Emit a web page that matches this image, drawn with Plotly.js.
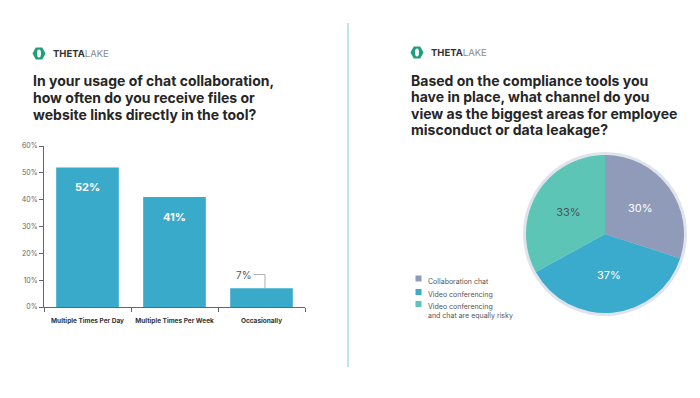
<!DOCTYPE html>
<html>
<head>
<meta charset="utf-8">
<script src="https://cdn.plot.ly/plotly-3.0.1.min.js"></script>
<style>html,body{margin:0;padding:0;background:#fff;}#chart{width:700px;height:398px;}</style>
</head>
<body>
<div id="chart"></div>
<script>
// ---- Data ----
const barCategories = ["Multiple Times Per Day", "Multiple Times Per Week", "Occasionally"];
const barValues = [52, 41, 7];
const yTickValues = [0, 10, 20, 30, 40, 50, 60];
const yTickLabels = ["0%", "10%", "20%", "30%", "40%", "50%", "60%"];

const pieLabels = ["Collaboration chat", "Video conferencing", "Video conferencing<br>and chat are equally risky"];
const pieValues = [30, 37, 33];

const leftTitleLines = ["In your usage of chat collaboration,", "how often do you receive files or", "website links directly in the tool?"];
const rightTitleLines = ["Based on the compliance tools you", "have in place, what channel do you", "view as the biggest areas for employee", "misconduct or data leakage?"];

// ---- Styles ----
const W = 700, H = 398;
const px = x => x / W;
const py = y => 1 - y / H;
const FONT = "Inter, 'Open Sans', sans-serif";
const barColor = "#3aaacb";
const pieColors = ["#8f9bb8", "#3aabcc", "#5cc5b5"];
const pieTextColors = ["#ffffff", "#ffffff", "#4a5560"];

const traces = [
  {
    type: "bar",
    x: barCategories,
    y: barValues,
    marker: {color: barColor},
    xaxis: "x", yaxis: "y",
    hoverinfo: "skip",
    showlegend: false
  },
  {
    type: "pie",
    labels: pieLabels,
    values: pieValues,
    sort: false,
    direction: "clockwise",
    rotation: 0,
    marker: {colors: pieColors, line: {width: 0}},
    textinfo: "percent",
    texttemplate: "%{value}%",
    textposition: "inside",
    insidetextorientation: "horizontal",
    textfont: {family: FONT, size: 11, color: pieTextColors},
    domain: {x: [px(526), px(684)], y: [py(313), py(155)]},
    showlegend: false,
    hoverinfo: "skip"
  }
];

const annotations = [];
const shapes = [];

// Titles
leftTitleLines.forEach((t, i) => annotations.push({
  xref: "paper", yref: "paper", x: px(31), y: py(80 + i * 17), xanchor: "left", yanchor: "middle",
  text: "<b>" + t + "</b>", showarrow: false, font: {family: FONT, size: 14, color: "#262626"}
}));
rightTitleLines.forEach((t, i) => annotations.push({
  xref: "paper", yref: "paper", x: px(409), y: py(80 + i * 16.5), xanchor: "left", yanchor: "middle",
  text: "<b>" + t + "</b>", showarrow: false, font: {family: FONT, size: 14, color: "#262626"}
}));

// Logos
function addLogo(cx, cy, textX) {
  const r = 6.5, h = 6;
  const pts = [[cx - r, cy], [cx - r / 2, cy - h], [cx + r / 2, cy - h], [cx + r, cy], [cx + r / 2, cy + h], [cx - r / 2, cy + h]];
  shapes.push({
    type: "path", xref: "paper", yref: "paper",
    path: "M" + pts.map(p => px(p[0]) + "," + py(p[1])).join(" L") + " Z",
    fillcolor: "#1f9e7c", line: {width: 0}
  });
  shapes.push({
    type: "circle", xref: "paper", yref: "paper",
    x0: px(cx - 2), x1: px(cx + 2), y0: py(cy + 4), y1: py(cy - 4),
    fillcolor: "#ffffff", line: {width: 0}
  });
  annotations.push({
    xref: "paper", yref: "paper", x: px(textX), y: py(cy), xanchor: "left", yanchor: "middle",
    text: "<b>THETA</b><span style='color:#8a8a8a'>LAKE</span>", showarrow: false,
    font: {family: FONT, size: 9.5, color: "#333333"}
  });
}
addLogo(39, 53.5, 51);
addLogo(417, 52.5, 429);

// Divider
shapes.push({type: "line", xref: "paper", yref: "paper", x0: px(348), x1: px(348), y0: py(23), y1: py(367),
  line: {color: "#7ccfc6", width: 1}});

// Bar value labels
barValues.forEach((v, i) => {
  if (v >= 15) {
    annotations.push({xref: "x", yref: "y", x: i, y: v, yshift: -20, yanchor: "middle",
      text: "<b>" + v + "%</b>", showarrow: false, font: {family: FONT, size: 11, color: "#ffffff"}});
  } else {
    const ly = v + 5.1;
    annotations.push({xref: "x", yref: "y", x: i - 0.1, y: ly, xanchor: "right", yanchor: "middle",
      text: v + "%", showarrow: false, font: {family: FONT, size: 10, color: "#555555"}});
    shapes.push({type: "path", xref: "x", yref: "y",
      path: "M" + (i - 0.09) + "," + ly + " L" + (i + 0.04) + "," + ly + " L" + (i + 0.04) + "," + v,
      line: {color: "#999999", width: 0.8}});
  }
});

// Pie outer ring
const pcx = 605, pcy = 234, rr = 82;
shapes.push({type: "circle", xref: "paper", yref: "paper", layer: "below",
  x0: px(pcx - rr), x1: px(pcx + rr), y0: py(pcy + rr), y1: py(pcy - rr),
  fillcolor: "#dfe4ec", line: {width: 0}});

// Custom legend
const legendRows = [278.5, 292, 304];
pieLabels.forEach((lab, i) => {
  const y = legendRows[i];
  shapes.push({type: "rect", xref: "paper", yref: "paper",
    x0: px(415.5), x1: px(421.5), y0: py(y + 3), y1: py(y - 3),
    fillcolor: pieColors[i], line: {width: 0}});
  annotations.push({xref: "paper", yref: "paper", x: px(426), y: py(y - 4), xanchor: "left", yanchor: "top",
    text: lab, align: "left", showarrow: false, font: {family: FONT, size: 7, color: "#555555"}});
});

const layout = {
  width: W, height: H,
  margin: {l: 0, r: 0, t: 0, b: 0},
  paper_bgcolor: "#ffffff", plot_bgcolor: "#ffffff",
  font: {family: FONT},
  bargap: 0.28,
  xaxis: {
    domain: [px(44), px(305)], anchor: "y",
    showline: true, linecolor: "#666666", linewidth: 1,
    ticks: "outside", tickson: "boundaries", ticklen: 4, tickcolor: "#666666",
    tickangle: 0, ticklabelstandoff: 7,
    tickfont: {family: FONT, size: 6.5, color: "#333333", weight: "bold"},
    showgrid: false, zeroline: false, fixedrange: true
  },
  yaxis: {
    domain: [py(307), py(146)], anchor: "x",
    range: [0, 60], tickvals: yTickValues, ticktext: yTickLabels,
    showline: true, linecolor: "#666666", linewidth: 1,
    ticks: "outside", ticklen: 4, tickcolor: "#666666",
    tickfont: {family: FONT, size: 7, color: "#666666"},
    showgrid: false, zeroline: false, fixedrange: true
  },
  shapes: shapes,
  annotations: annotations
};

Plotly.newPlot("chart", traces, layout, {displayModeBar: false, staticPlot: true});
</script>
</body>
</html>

++++++++

**WHAT IS EXPECTED**
Transcribe exactly, with no pictures, the lines running from the first line of the material through the line holding "const shapes = [];".

**FULL RESPONSE**
Emit a web page that matches this image, drawn with Plotly.js.
<!DOCTYPE html>
<html>
<head>
<meta charset="utf-8">
<script src="https://cdn.plot.ly/plotly-3.0.1.min.js"></script>
<style>html,body{margin:0;padding:0;background:#fff;}#chart{width:700px;height:398px;}</style>
</head>
<body>
<div id="chart"></div>
<script>
// ---- Data ----
const barCategories = ["Multiple Times Per Day", "Multiple Times Per Week", "Occasionally"];
const barValues = [52, 41, 7];
const yTickValues = [0, 10, 20, 30, 40, 50, 60];
const yTickLabels = ["0%", "10%", "20%", "30%", "40%", "50%", "60%"];

const pieLabels = ["Collaboration chat", "Video conferencing", "Video conferencing<br>and chat are equally risky"];
const pieValues = [30, 37, 33];

const leftTitleLines = ["In your usage of chat collaboration,", "how often do you receive files or", "website links directly in the tool?"];
const rightTitleLines = ["Based on the compliance tools you", "have in place, what channel do you", "view as the biggest areas for employee", "misconduct or data leakage?"];

// ---- Styles ----
const W = 700, H = 398;
const px = x => x / W;
const py = y => 1 - y / H;
const FONT = "Inter, 'Open Sans', sans-serif";
const barColor = "#3aaacb";
const pieColors = ["#8f9bb8", "#3aabcc", "#5cc5b5"];
const pieTextColors = ["#ffffff", "#ffffff", "#4a5560"];

const traces = [
  {
    type: "bar",
    x: barCategories,
    y: barValues,
    marker: {color: barColor},
    xaxis: "x", yaxis: "y",
    hoverinfo: "skip",
    showlegend: false
  },
  {
    type: "pie",
    labels: pieLabels,
    values: pieValues,
    sort: false,
    direction: "clockwise",
    rotation: 0,
    marker: {colors: pieColors, line: {width: 0}},
    textinfo: "percent",
    texttemplate: "%{value}%",
    textposition: "inside",
    insidetextorientation: "horizontal",
    textfont: {family: FONT, size: 11, color: pieTextColors},
    domain: {x: [px(526), px(684)], y: [py(313), py(155)]},
    showlegend: false,
    hoverinfo: "skip"
  }
];

const annotations = [];
const shapes = [];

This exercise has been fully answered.